# planting for bees, and the deer



## Fl_Beak (May 9, 2010)

We are starting a new bee yard, and it's got some open fields, I was considering planting some wildflowers. There are a number of deer, and thinning the population out isn't an option...

If I plant do the deer tend to eat wildflowers? Any types they leave alone?


----------



## Mbeck (Apr 27, 2011)

http://www.messinawildlife.com/plotsaver-perimeter-protection-system

The product in the above link works.

Of course I'm available to try and reason with them in a natural, low impact and traditional way!


----------



## brooksbeefarm (Apr 13, 2008)

I plant buckwheat for food plots, the bees and deer love it. I can usually get 3 blooms with one planting. Jack


----------



## Joseph Clemens (Feb 12, 2005)

How about, Sainfoin?


----------



## BTKS (Feb 18, 2013)

I have recently planted both Durana and Patriot white clover on the pastures around my hives. Both are considered excellent forage for livestock and wildlife / deer. I have also incorporated yellow sweet clover to the lower pressure / hard to mow areas of the road banks and ditch banks. The white clover was started last year but the drought cut the season short. Started out real well but nothing was common about last year so it's hard to judge how well it will comback this year. The white varieties are supposed to be long term perinneals but the yellow is a biennial with good volunteer regrowth if it is allowed to go to seed.
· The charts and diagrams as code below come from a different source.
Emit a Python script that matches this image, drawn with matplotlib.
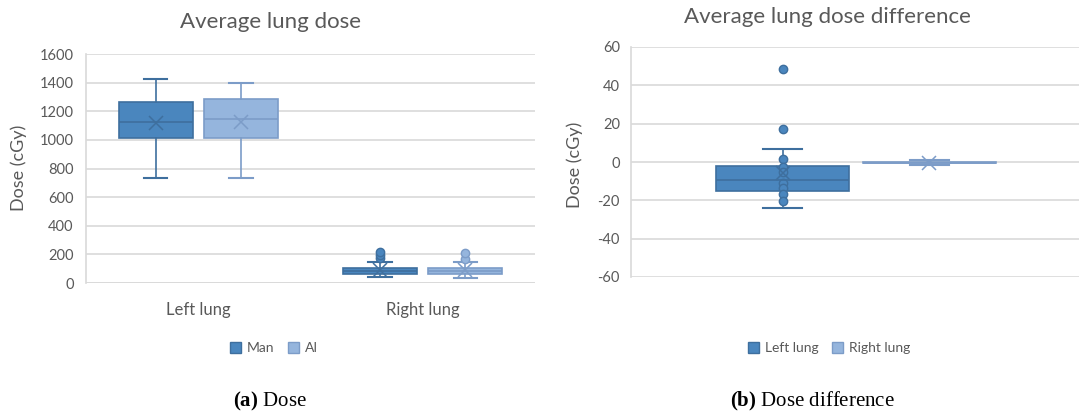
import matplotlib.pyplot as plt
from matplotlib.patches import Patch

# --- data ---
dose_groups = ['Left lung', 'Right lung']
dose_series = ['Man', 'AI']
# per series, per group: whislo, q1, med, q3, whishi, mean
dose_whislo = {'Man': [731, 40], 'AI': [737, 38]}
dose_q1 = {'Man': [1011, 66], 'AI': [1010, 66]}
dose_med = {'Man': [1127, 85], 'AI': [1143, 86]}
dose_q3 = {'Man': [1267, 106], 'AI': [1283, 104]}
dose_whishi = {'Man': [1424, 148], 'AI': [1400, 147]}
dose_mean = {'Man': [1116, 90], 'AI': [1122, 89]}
dose_fliers = {'Man': [[], [175, 195, 215]], 'AI': [[], [171, 213]]}

diff_series = ['Left lung', 'Right lung']
diff_whislo = [-23.9, -1.4]
diff_q1 = [-15.2, -0.7]
diff_med = [-9.4, -0.3]
diff_q3 = [-2.1, 0.1]
diff_whishi = [6.6, 0.9]
diff_mean = [-5.6, -0.4]
diff_points = [[48.6, 17.4, 1.4, -2.8, -5.0, -11.2, -13.8, -16.7, -20.2], []]

# --- style ---
FACE = {'dark': '#4a86be', 'light': '#95b5dd'}
EDGE = {'dark': '#3e6f9e', 'light': '#7c9cc8'}
TXT = '#595959'
GRID = '#d9d9d9'
plt.rcParams['font.family'] = ['Lato', 'DejaVu Sans']
plt.rcParams['axes.unicode_minus'] = False
plt.rcParams['mathtext.fontset'] = 'custom'
plt.rcParams['mathtext.rm'] = 'Liberation Serif'
plt.rcParams['mathtext.bf'] = 'Liberation Serif:bold'

W, H = 1079, 411
fig = plt.figure(figsize=(W / 100, H / 100), dpi=100)


def px_axes(x0, y0, x1, y1):
    return fig.add_axes([x0 / W, 1 - y1 / H, (x1 - x0) / W, (y1 - y0) / H])


def draw_box(ax, stats, pos, width, tone, capw):
    ax.bxp([stats], positions=[pos], widths=width, patch_artist=True,
           showmeans=True, shownotches=False, manage_ticks=False,
           capwidths=[capw],
           boxprops=dict(facecolor=FACE[tone], edgecolor=EDGE[tone], linewidth=1.2),
           medianprops=dict(color=EDGE[tone], linewidth=1.2),
           whiskerprops=dict(color=EDGE[tone], linewidth=1.2),
           capprops=dict(color=EDGE[tone], linewidth=1.5),
           meanprops=dict(marker='x', markeredgecolor=EDGE[tone],
                          markerfacecolor='none', markersize=10, markeredgewidth=1.1),
           flierprops=dict(marker='o', markerfacecolor=FACE[tone],
                           markeredgecolor=EDGE[tone], markersize=6))


def style_axes(ax):
    for s in ['top', 'right', 'bottom']:
        ax.spines[s].set_visible(False)
    ax.spines['left'].set_color(GRID)
    ax.spines['left'].set_linewidth(1.2)
    ax.grid(axis='y', color=GRID, linewidth=1.2)
    ax.set_axisbelow(True)
    ax.tick_params(length=0, colors=TXT, labelsize=10.5)


# --- (a) Dose ---
ax1 = px_axes(86, 54, 535, 283)
tones = {'Man': 'dark', 'AI': 'light'}
offsets = {'Man': -0.19, 'AI': 0.19}
for s in dose_series:
    for i, g in enumerate(dose_groups):
        st = dict(whislo=dose_whislo[s][i], q1=dose_q1[s][i], med=dose_med[s][i],
                  q3=dose_q3[s][i], whishi=dose_whishi[s][i], mean=dose_mean[s][i],
                  fliers=dose_fliers[s][i])
        draw_box(ax1, st, i + offsets[s], 0.33, tones[s], 0.105)
ax1.set_xlim(-0.5, 1.5)
ax1.set_ylim(0, 1600)
ax1.set_yticks(range(0, 1601, 200))
ax1.set_xticks(range(len(dose_groups)))
ax1.set_xticklabels(dose_groups, fontsize=12, color=TXT)
style_axes(ax1)
ax1.tick_params(axis='y', pad=9)
ax1.tick_params(axis='x', pad=14, labelsize=12)
ax1.axhline(0, color=GRID, linewidth=1.2, zorder=0)

# --- (b) Dose difference ---
ax2 = px_axes(631, 47, 1081, 277)
diff_tones = ['dark', 'light']
diff_offsets = [-0.163, 0.163]
for i, s in enumerate(diff_series):
    st = dict(whislo=diff_whislo[i], q1=diff_q1[i], med=diff_med[i], q3=diff_q3[i],
              whishi=diff_whishi[i], mean=diff_mean[i], fliers=diff_points[i])
    draw_box(ax2, st, diff_offsets[i], 0.296, diff_tones[i], 0.087)
ax2.set_xlim(-0.5, 0.5)
ax2.set_ylim(-60, 60)
ax2.set_yticks(range(-60, 61, 20))
ax2.set_xticks([])
style_axes(ax2)
ax2.tick_params(axis='y', pad=8)

# --- titles, labels, legends, captions ---
fig.text(270 / W, 1 - 22 / H, 'Average lung dose', ha='center', va='center',
         fontsize=16, color=TXT)
fig.text(827 / W, 1 - 17 / H, 'Average lung dose difference', ha='center',
         va='center', fontsize=16, color=TXT)
fig.text(19 / W, 1 - 168 / H, 'Dose (cGy)', rotation=90, ha='center', va='center',
         fontsize=13, color=TXT)
fig.text(575 / W, 1 - 165 / H, 'Dose (cGy)', rotation=90, ha='center', va='center',
         fontsize=13, color=TXT)

leg_kw = dict(loc='center', ncol=2, frameon=False, fontsize=10, handlelength=0.8,
              handleheight=0.8, handletextpad=0.4, columnspacing=1.0, labelcolor=TXT)
fig.legend(handles=[Patch(facecolor=FACE[tones[s]], edgecolor=EDGE[tones[s]], label=s)
                    for s in dose_series],
           bbox_to_anchor=(274 / W, 1 - 348 / H), **leg_kw)
fig.legend(handles=[Patch(facecolor=FACE[t], edgecolor=EDGE[t], label=s)
                    for s, t in zip(diff_series, diff_tones)],
           bbox_to_anchor=(829 / W, 1 - 348 / H), **leg_kw)

serif = ['Liberation Serif', 'DejaVu Serif']
fig.text(270 / W, 1 - 401 / H, r'$\mathbf{(a)}$ Dose', ha='center', va='center',
         fontsize=15, family=serif, color='black')
fig.text(812 / W, 1 - 401 / H, r'$\mathbf{(b)}$ Dose difference', ha='center',
         va='center', fontsize=15, family=serif, color='black')

fig.savefig('out.png', dpi=100, facecolor='white')
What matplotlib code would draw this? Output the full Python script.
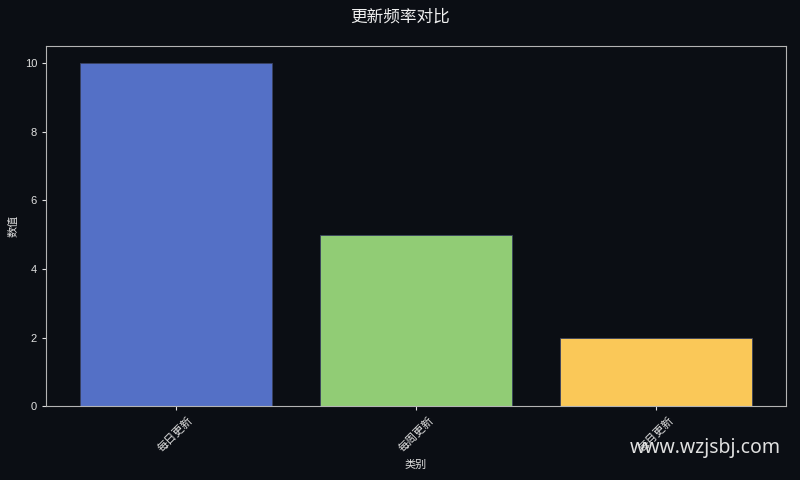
import matplotlib
matplotlib.use("Agg")
import matplotlib.pyplot as plt

plt.rcParams['font.family'] = ['Liberation Sans', 'Noto Sans CJK SC', 'DejaVu Sans']

categories = ["每日更新", "每周更新", "每月更新"]
values = [10, 5, 2]
colors = ["#5470c6", "#91cc75", "#fac858"]

bg = "#0b0e14"
fig = plt.figure(figsize=(8, 4.8), dpi=100, facecolor=bg)
ax = fig.add_axes([0.0575, 0.154, 0.925, 0.75])
ax.set_facecolor(bg)

ax.bar(categories, values, color=colors, width=0.8, edgecolor="#3a4260", linewidth=0.6)

for s in ax.spines.values():
    s.set_color("#b4b4b4")
ax.tick_params(colors="#e0e0e0", labelsize=8, length=3)
ax.tick_params(axis="x", labelrotation=45)
ax.set_xlabel("类别", color="#e0e0e0", fontsize=8)
ax.set_ylabel("数值", color="#e0e0e0", fontsize=8)
fig.suptitle("更新频率对比", color="#f0f0f0", fontsize=12, y=0.98)

fig.text(0.976, 0.067, "www.wzjsbj.com", color="#e0e0e0", fontsize=14,
         ha="right", va="center", family=["Noto Sans", "DejaVu Sans"])

fig.savefig("out.png", dpi=100, facecolor=bg)
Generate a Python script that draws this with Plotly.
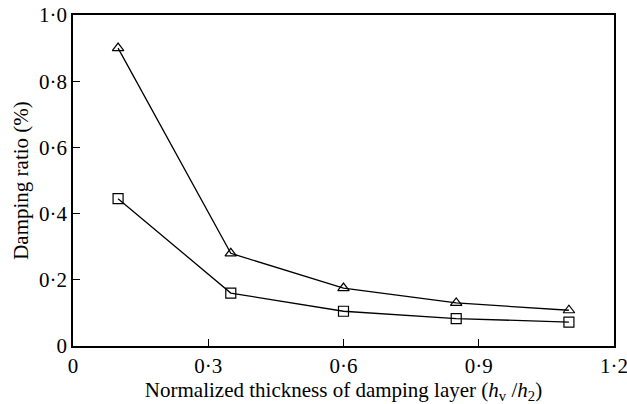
import plotly.graph_objects as go

# Normalized thickness of the damping layer (h_v / h_2)
thickness = [0.1, 0.35, 0.6, 0.85, 1.1]
# Damping ratio (%) for the two configurations
ratio_triangle = [0.90, 0.28, 0.175, 0.13, 0.108]
ratio_square = [0.445, 0.16, 0.105, 0.083, 0.072]

x_tickvals = [0, 0.3, 0.6, 0.9, 1.2]
x_ticktext = ["0", "0·3", "0·6", "0·9", "1·2"]
y_tickvals = [0, 0.2, 0.4, 0.6, 0.8, 1.0]
y_ticktext = ["0", "0·2", "0·4", "0·6", "0·8", "1·0"]

font_family = "Liberation Serif"
font_size = 21

fig = go.Figure()
fig.add_trace(go.Scatter(
    x=thickness, y=ratio_triangle, mode="lines+markers",
    line=dict(color="black", width=1.3),
    marker=dict(symbol="triangle-up-open", size=10, color="black",
                line=dict(width=1.2, color="black")),
    showlegend=False, cliponaxis=False,
))
fig.add_trace(go.Scatter(
    x=thickness, y=ratio_square, mode="lines+markers",
    line=dict(color="black", width=1.3),
    marker=dict(symbol="square-open", size=10, color="black",
                line=dict(width=1.2, color="black")),
    showlegend=False, cliponaxis=False,
))

axis_common = dict(
    showline=True, linecolor="black", linewidth=1.5, mirror=True,
    showgrid=False, zeroline=False, automargin=False,
    ticks="inside", ticklen=7, tickwidth=1.2, tickcolor="black",
    ticklabeloverflow="allow",
    tickfont=dict(family=font_family, size=font_size, color="black"),
)

fig.update_xaxes(
    range=[0, 1.2], tickvals=x_tickvals, ticktext=x_ticktext,
    ticklabelstandoff=0,
    title=dict(
        text="Normalized thickness of damping layer (<i>h</i><sub>v</sub> /<i>h</i><sub>2</sub>)",
        font=dict(family=font_family, size=font_size, color="black"), standoff=3),
    **axis_common,
)
fig.update_yaxes(
    range=[0, 1.0], tickvals=y_tickvals, ticktext=y_ticktext,
    ticklabelstandoff=0,
    title=dict(text="Damping ratio (%)",
               font=dict(family=font_family, size=font_size, color="black"), standoff=5),
    **axis_common,
)

fig.update_layout(
    width=627, height=404,
    margin=dict(l=73, r=13, t=15, b=58),
    plot_bgcolor="white", paper_bgcolor="white",
    font=dict(family=font_family, color="black"),
)

fig.write_html("out.html")
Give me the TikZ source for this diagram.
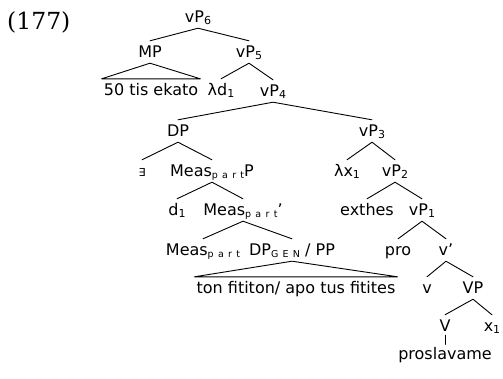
\documentclass[tikz,border=0pt]{standalone}
\usepackage{fontspec}
\setmainfont{DejaVu Sans}[Ligatures=ResetAll]
\newfontfamily\exfont{DejaVu Serif}
\newcommand{\sbn}[1]{\raisebox{-2.5pt}{\fontsize{11}{11}\selectfont #1}}
\newcommand{\sbc}[1]{\raisebox{-2.5pt}{\fontsize{9.5}{9.5}\selectfont\addfontfeature{LetterSpace=45}#1}}
\tikzset{
  lab/.style={anchor=base, text height=12pt, text depth=2pt, inner ysep=4pt, inner xsep=2pt, font=\fontsize{16}{19}\selectfont},
  br/.style={line width=0.9pt, line cap=round, line join=round}
}
\begin{document}
\begin{tikzpicture}[x=1pt,y=-1pt]
\useasboundingbox (0,0) rectangle (503,378);
\node[anchor=base west, inner sep=0pt, font=\exfont\fontsize{23.5}{26}\selectfont] (num) at (7,29) {(177)};
\node[lab] (vP6) at (198,22) {vP\sbn{6}};
\node[lab] (MP) at (150,57) {MP};
\node[lab] (vP5) at (249,57) {vP\sbn{5}};
\node[lab] (ek) at (151,95) {50 tis ekato};
\node[lab] (ld) at (221,95) {λd\sbn{1}};
\node[lab] (vP4) at (273,96) {vP\sbn{4}};
\node[lab] (DP) at (178,136) {DP};
\node[lab] (vP3) at (372,136) {vP\sbn{3}};
\node[lab] (ex) at (142,176) {\fontsize{11}{12}\selectfont ∃};
\node[lab] (MPP) at (212,176) {Meas\sbc{part}P};
\node[lab] (lx) at (347,176) {λx\sbn{1}};
\node[lab] (vP2) at (395,176) {vP\sbn{2}};
\node[lab] (d1) at (177,215) {d\sbn{1}};
\node[lab] (Mb) at (243,215) {Meas\sbc{part}'};
\node[lab] (exth) at (367,215) {exthes};
\node[lab] (vP1) at (422,215) {vP\sbn{1}};
\node[lab] (Mh) at (203,255) {Meas\sbc{part}};
\node[lab] (DPg) at (292,255) {DP\sbc{GEN} / PP};
\node[lab] (pro) at (398,255) {pro};
\node[lab] (vb) at (446,255) {v'};
\node[lab] (ton) at (296,293) {ton fititon/ apo tus fitites};
\node[lab] (v) at (427,293) {v};
\node[lab] (VP) at (473,293) {VP};
\node[lab] (V) at (445,331) {V};
\node[lab] (x1) at (492,331) {x\sbn{1}};
\node[lab] (pr) at (445,359) {proslavame};
\draw[br] (MP.north) -- (vP6.south) -- (vP5.north);
\draw[br] (ek.north west) -- (MP.south) -- (ek.north east) -- cycle;
\draw[br] (ld.north) -- (vP5.south) -- (vP4.north);
\draw[br] (DP.north) -- (vP4.south) -- (vP3.north);
\draw[br] (ex.north) -- (DP.south) -- (MPP.north);
\draw[br] (d1.north) -- (MPP.south) -- (Mb.north);
\draw[br] (Mh.north) -- (Mb.south) -- (DPg.north);
\draw[br] (ton.north west) -- (DPg.south) -- (ton.north east) -- cycle;
\draw[br] (lx.north) -- (vP3.south) -- (vP2.north);
\draw[br] (exth.north) -- (vP2.south) -- (vP1.north);
\draw[br] (pro.north) -- (vP1.south) -- (vb.north);
\draw[br] (v.north) -- (vb.south) -- (VP.north);
\draw[br] (V.north) -- (VP.south) -- (x1.north);
\draw[br] ([yshift=2pt]V.south) -- ([yshift=-1.5pt]pr.north);
\end{tikzpicture}
\end{document}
That is why I limited it to low pressure areas. I'm not sure I will see any blooms from it this year but next year I should get blooms about two weeks before the white clover starts producing.
Mine is an on-going experiment and no real results have been observed yet. Take this with a grain of salt. My references, university extension papers and seed personnel, and initial observations are good.
Hope this made sense and is of some help.
BTKS


----------



## jmgi (Jan 15, 2009)

There are very few wildflowers that deer won't eat, I know because we have a large deer population around our house and its a constant battle to find flowers that they won't devour. I plant lots of stuff for our bees and for our viewing pleasure, and the deer won't touch them. Try butterfly weed, milkweed, russian sage(a small bush), blanket flower, borage, catmint. If I can think of anymore I will add to the list. All these plants I mentioned are good nectar producing plants. John


----------



## eukofios (Apr 14, 2013)

In my yard, deer did not eat borage, Caryopteris, Ceanothus, anise hyssop. oregano, catnip, or sedums. Those had a lot of bee activity. Deer also did not eat peppermint, spearmint, lemon balm but those did not have much honeybee activity. Maybe they are an acquired taste.


----------



## wyatt (Jan 23, 2005)

I'd like to plant to get rid of deer, they do a LOT of damage to my fruit trees. Just has 5 pear saplings completely destroyed by the miserable varmits. Caging does no good they just trample the cage and cause even more damage.


----------



## Joseph Clemens (Feb 12, 2005)

t:
Are deer usually able to circumvent electrified fences?


----------



## KevinR (Apr 30, 2010)

I have deer on my property that will easily jump a 6 foot fence.... But it's not really an issue for me because they taste good. *grins*


----------



## clgs (Aug 6, 2008)

wyatt said:


> I'd like to plant to get rid of deer, they do a LOT of damage to my fruit trees. Just has 5 pear saplings completely destroyed by the miserable varmits. Caging does no good they just trample the cage and cause even more damage.


We learned of a trick to keep deer away from young fruit trees. Tie a bar of Irish Spring soap (thread string through a drilled hole in full bar of soap ) from first big fork off of trunk. Soap on a rope on each tree lasted through the all spring, summer and fall rains, we just now replaced some. Before using the soap, we had terrible problems with deer eating leaves and scraping the bark.


----------



## SS1 (Jun 1, 2013)

KevinR said:


> I have deer on my property that will easily jump a 6 foot fence.... But it's not really an issue for me because they taste good. *grins*


 Thats the ticket right there.. Lots of clover and flowers planted, one or MAYBE two deer taken from those plots and you wont see another one for a while.. Many states issue permits to take nuisance animals so check with your local game department.
The other issue is planting in abundance..


----------



## Bee Bliss (Jun 9, 2010)

We also hang 1/2 a bar of Irish Spring soap in our pear trees to keep the city deer off of them. 

We put a "roof" with sides over the soap to help it last longer. Cut a plastic soda bottle in half and secure the soap inside with wire or plastic, (or even a mesh bag), screw cap on and pinch the wire or plastic and have it make a loop on top. Hang with an "S" hook for hanging bird feeders. The soap is pretty much weather proof with the bottom of the soap at the same level as the side of the bottomless soda bottle.


----------



## Moonflower (Feb 18, 2014)

Hi Mbeck,
I use Deer Stoppper from Messina Wildlife..it works great...expensive but pleasant smelling & effective. My gardens are too extensive to use the "tape". I called Messina & Deer Stopper is not harmful to the bees. My question is...if the flowers are sprayed with deerstopper will it prevent the bees from visiting the flowers &/or will it impact the honey (taste, etc)? The ingredients are rosemary oil & mint oil & egg solids. Thanks for the help & info


----------



## Dominic (Jul 12, 2013)

Where I worked last summer, we set up deer fences for experimental plots and young plants. The deer fences consisted in two rows with a total of three strings at different heights, which is supposed to screw with the deer's depth perception and thus dissuade them from jumping it.


----------